The Magic Is in the Machine
When the lights dim and a film begins, we're watching the end product of a process that can take years, involve hundreds of people, and cost anywhere from a few thousand to hundreds of millions of dollars. Most audiences never think about what went into that two-hour experience. Let's change that.
Stage 1: Development — Where Every Film Begins
Every movie starts as an idea. That idea becomes a screenplay (or an adaptation of existing material), and the screenplay then goes through what's called "development" — a process of pitching, refining, and getting the concept approved for production.
Development is notoriously the longest and most uncertain phase.
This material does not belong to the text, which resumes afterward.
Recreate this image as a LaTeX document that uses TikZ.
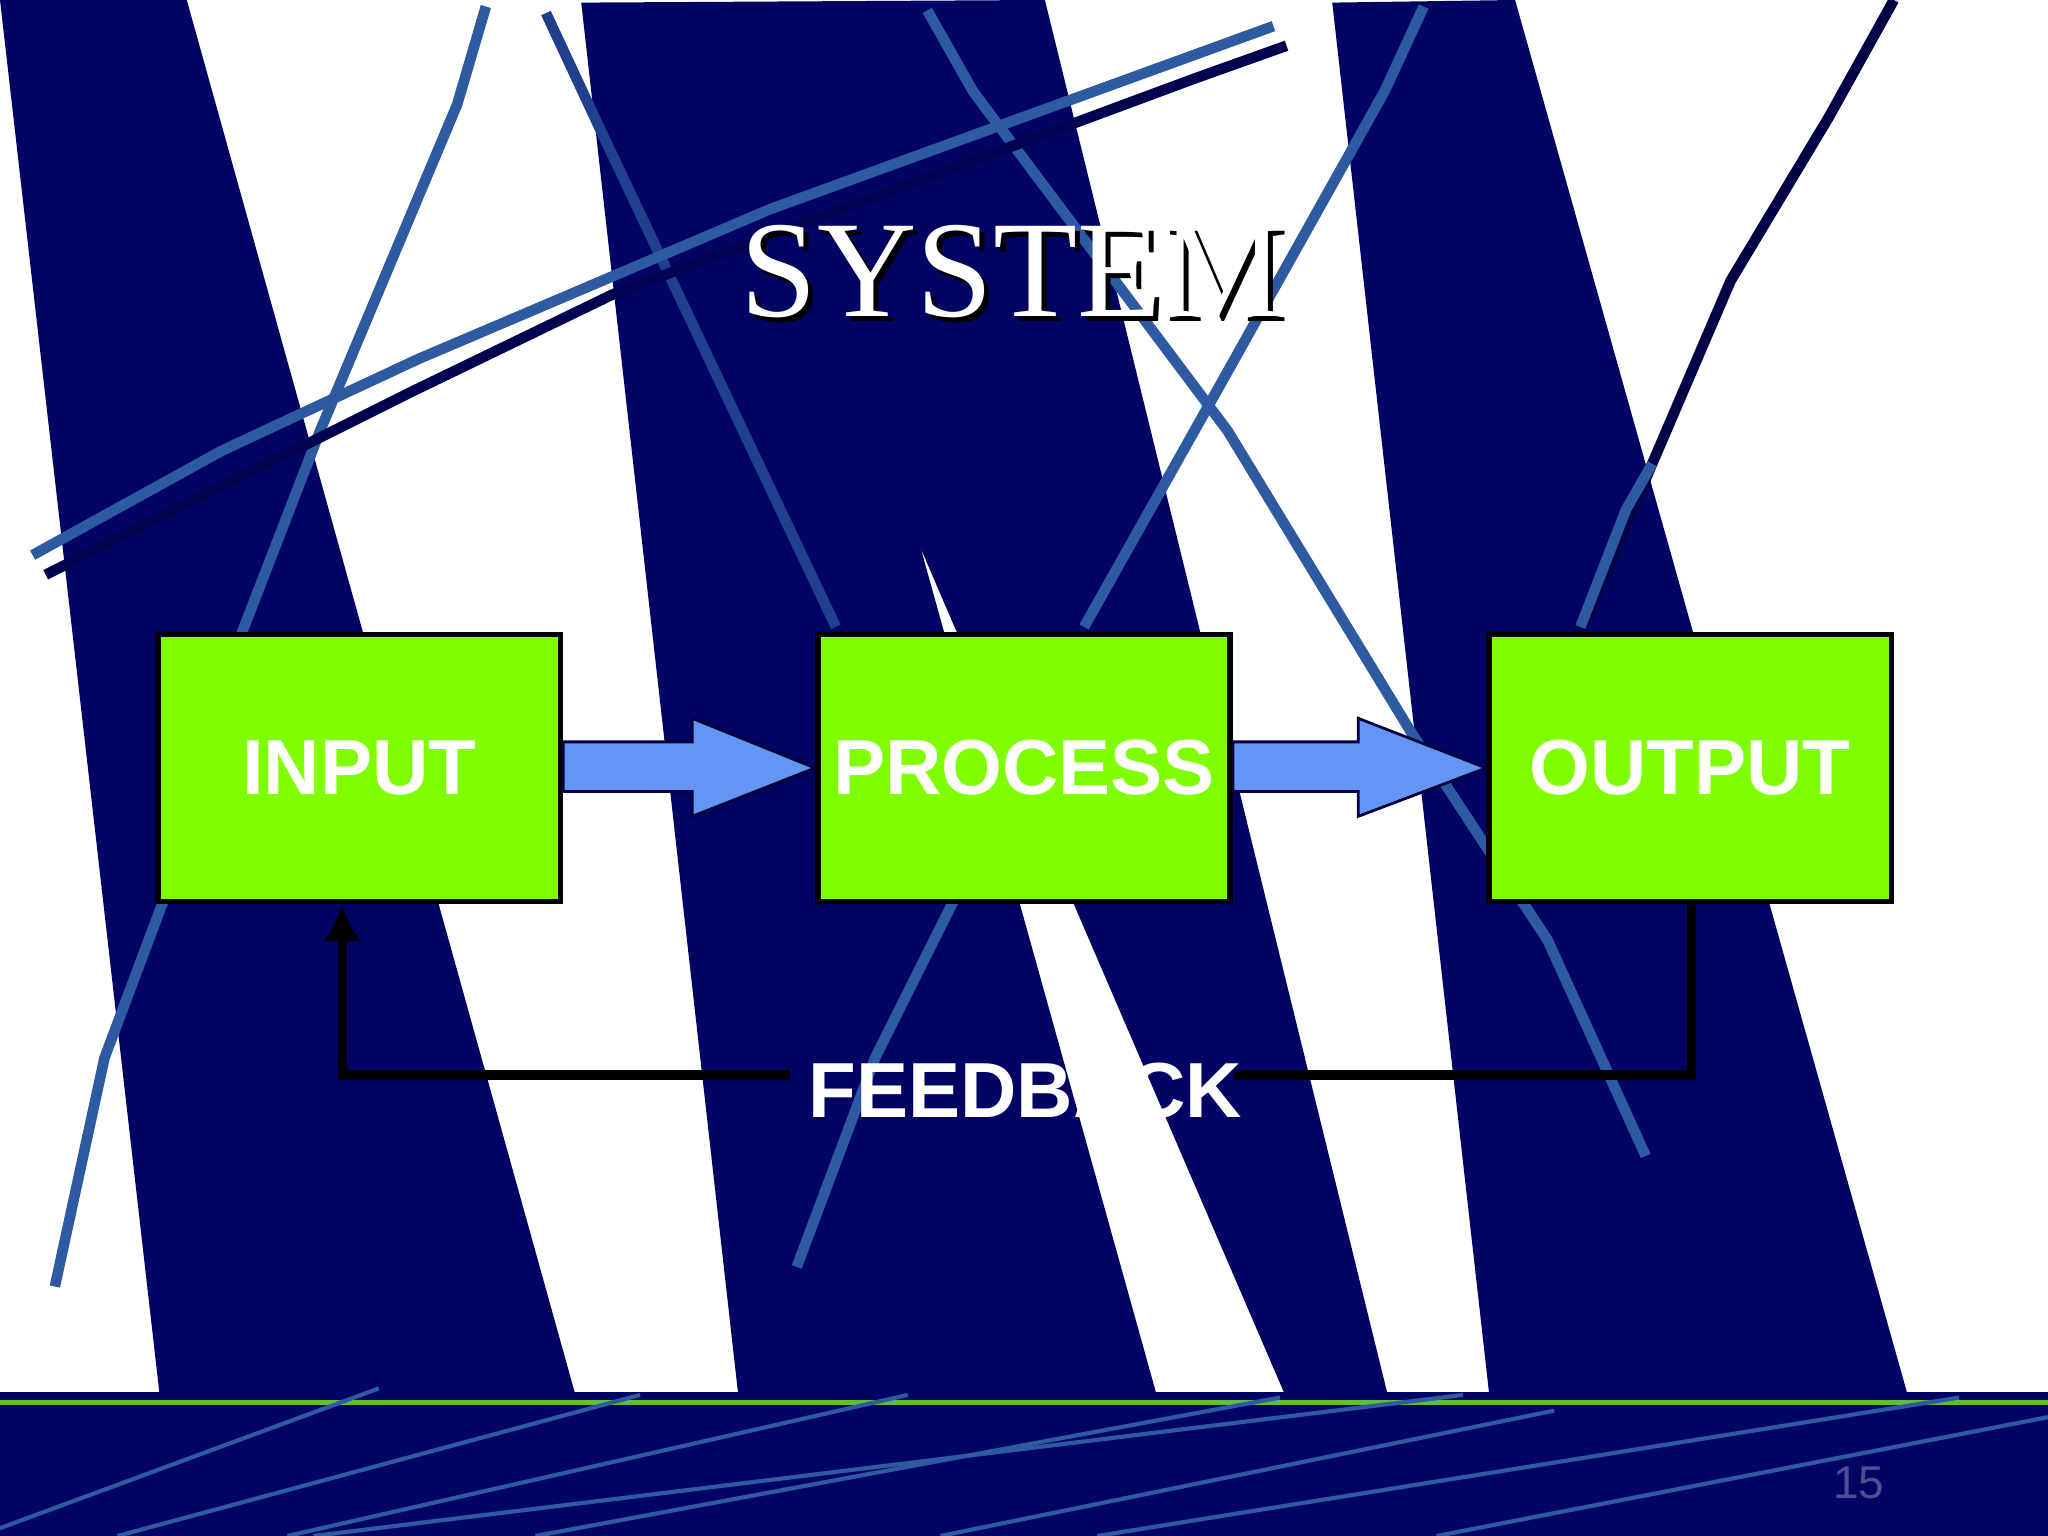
\documentclass[tikz,border=0pt]{standalone}
\usepackage{fontspec}
\setmainfont{Liberation Serif}
\setsansfont{Liberation Sans}
\usetikzlibrary{arrows.meta}
\definecolor{navy}{RGB}{2,4,100}
\definecolor{steel}{RGB}{45,90,160}
\definecolor{lgreen}{RGB}{128,255,0}
\definecolor{arrblue}{RGB}{100,149,245}
\tikzset{
  band/.style={fill=navy,draw=none},
  streak/.style={draw=steel,line width=2.3pt},
  thinstreak/.style={draw=steel,line width=0.9pt},
  darkstreak/.style={draw=navy!80!black,line width=2.3pt},
  box/.style={draw=black,line width=1.2pt,fill=lgreen,minimum width=3.08cm,minimum height=2.04cm,
    font=\sffamily\bfseries\fontsize{17}{20}\selectfont,text=white},
  blockarrow/.style={fill=arrblue,draw=navy!60!black,line width=0.6pt},
  fb/.style={draw=black,line width=2pt}
}
\begin{document}
\begin{tikzpicture}[x=0.01cm,y=-0.01cm]
\fill[white] (0,0) rectangle (1568,1176);
\useasboundingbox (0,0) rectangle (1568,1176);
% bands
\path[band] (0,0) -- (143,0) -- (440,1066) -- (122,1066) -- cycle;
\path[band] (445,2) -- (800,0) -- (1062,1066) -- (983,1066) -- (705,420) -- (885,1066) -- (565,1066) -- cycle;
\path[band] (1020,2) -- (1160,0) -- (1460,1066) -- (1140,1066) -- cycle;
\path[band] (0,1066) rectangle (1568,1176);
\draw[draw=lgreen!60!steel,line width=1pt] (0,1074) -- (1568,1074);
% streaks
\draw[streak] (372,5) -- (350,80) -- (245,330) -- (185,485);
\draw[streak] (125,690) -- (80,810) -- (42,985);
\draw[streak,draw=steel!70!navy] (418,10) -- (460,100) -- (640,480);
\draw[streak] (710,8) -- (745,70) -- (940,330) -- (1080,560) -- (1185,720) -- (1260,885);
\draw[streak] (1090,5) -- (1060,70) -- (920,320) -- (830,480);
\draw[streak,draw=navy!70!black] (1450,0) -- (1400,90) -- (1325,215) -- (1265,355) -- (1210,485);
\draw[streak] (1265,355) -- (1245,390) -- (1210,480);
\draw[streak] (730,690) -- (670,810) -- (610,970);
\draw[darkstreak] (985,35) -- (915,60) -- (470,225) -- (315,300) -- (35,440);
\draw[streak] (975,20) -- (590,160) -- (320,275) -- (170,345) -- (25,425);
% bottom thin streaks
\draw[thinstreak] (0,1170) -- (290,1063);
\draw[thinstreak] (90,1176) -- (490,1068);
\draw[thinstreak] (220,1176) -- (695,1068);
\draw[thinstreak] (240,1176) -- (1120,1068);
\draw[thinstreak] (410,1176) -- (980,1070);
\draw[thinstreak] (720,1176) -- (1190,1080);
\draw[thinstreak] (840,1176) -- (1500,1070);
\draw[thinstreak] (1100,1176) -- (1568,1085);
% title
\node[text=black,font=\fontsize{30}{34}\selectfont] at (779,212) {SYSTEM};
\node[text=white,font=\fontsize{30}{34}\selectfont] (title) at (775,208) {SYSTEM};
% boxes
\node[box] (in) at (275,588) {INPUT};
\node[box] (pr) at (784,588) {PROCESS};
\node[box] (out) at (1294,588) {OUTPUT};
% block arrows
\path[blockarrow] (in.east |- 0,568) -- (530,568) -- (530,550) -- (pr.west) -- (530,625) -- (530,606) -- (in.east |- 0,606) -- cycle;
\path[blockarrow] (pr.east |- 0,568) -- (1040,568) -- (1040,550) -- (out.west) -- (1040,625) -- (1040,606) -- (pr.east |- 0,606) -- cycle;
% feedback
\node[text=white,font=\sffamily\bfseries\fontsize{17}{20}\selectfont] (fbt) at (785,835) {FEEDBACK};
\coordinate (c1) at (1295,823);
\coordinate (c2) at (262,823);
\draw[fb] (out.south -| c1) -- (c1) -- (945,823);
\draw[fb,-{Latex[length=8pt,width=8pt]}] (605,823) -- (c2) -- (in.south -| c2);
\node[text=navy!70!white,font=\sffamily\fontsize{10}{12}\selectfont] (pg) at (1423,1135) {15};
\end{tikzpicture}
\end{document}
Many scripts spend years in what the industry calls "development hell" — being written, rewritten, optioned, and shelved without ever getting made. For every film that reaches cinemas, dozens more never make it past this stage.
Stage 2: Pre-Production — Planning Everything
Once a film gets the green light (and crucially, the financing), pre-production begins. This is where the infrastructure of the movie is built:
- Casting: Actors are selected and contracted — often a lengthy negotiation process.
- Location scouting: Teams travel to find real-world locations that match the script's vision.
- Set design and construction: Art departments build environments that may only appear on screen for seconds.
- Storyboarding: Directors and cinematographers plan shots visually before a single camera rolls.
- Scheduling: Every single shooting day is planned in advance, often with military precision.
Stage 3: Production — The Actual Filming
This is what most people picture when they think of "making a movie." But actual filming — the "principal photography" — typically represents only a fraction of the total time and budget of a major film.
A typical Hollywood production shoots for anywhere between 30 and 100 days. On set, each scene is shot multiple times from multiple angles. The director, cinematographer, actors, and dozens of crew members work long hours (often 12–16 hour days) to capture the raw footage the film needs.
Stage 4: Post-Production — Where the Film Truly Comes Together
Once filming wraps, the real transformation begins. Post-production includes:
- Editing: An editor (working with the director) selects the best takes and assembles them into a coherent story. A rough cut can be hours longer than the final film.
- Visual effects (VFX): For effects-heavy films, VFX work can take over a year and involve specialist studios around the world.
- Sound design and mixing: Every sound you hear in a film — footsteps, ambient noise, punches — is crafted and layered in post.
- Music: A composer scores original music to accompany the final cut.
- Color grading: The visual tone of every scene is refined to create a consistent aesthetic.
Stage 5: Distribution and Marketing
A finished film still needs to find its audience. Distribution deals determine where and how the film is released — theatrical, streaming, or both. Marketing campaigns, which can cost as much as the film itself for major releases, include trailers, press tours, social media campaigns, and more.
How Long Does It All Take?
| Stage | Typical Duration |
|---|---|
| Development | 1–5+ years |
| Pre-Production | 3–6 months |
| Principal Photography | 1–4 months |
| Post-Production | 6 months – 2 years |
| Distribution/Release | Ongoing |
The Bottom Line
That two-hour film you watched last weekend? It was likely years in the making, involved hundreds of specialists, and went through countless revisions before you ever saw it. The movies we love are genuinely remarkable feats of collaborative human effort — and knowing that makes every great film even more impressive.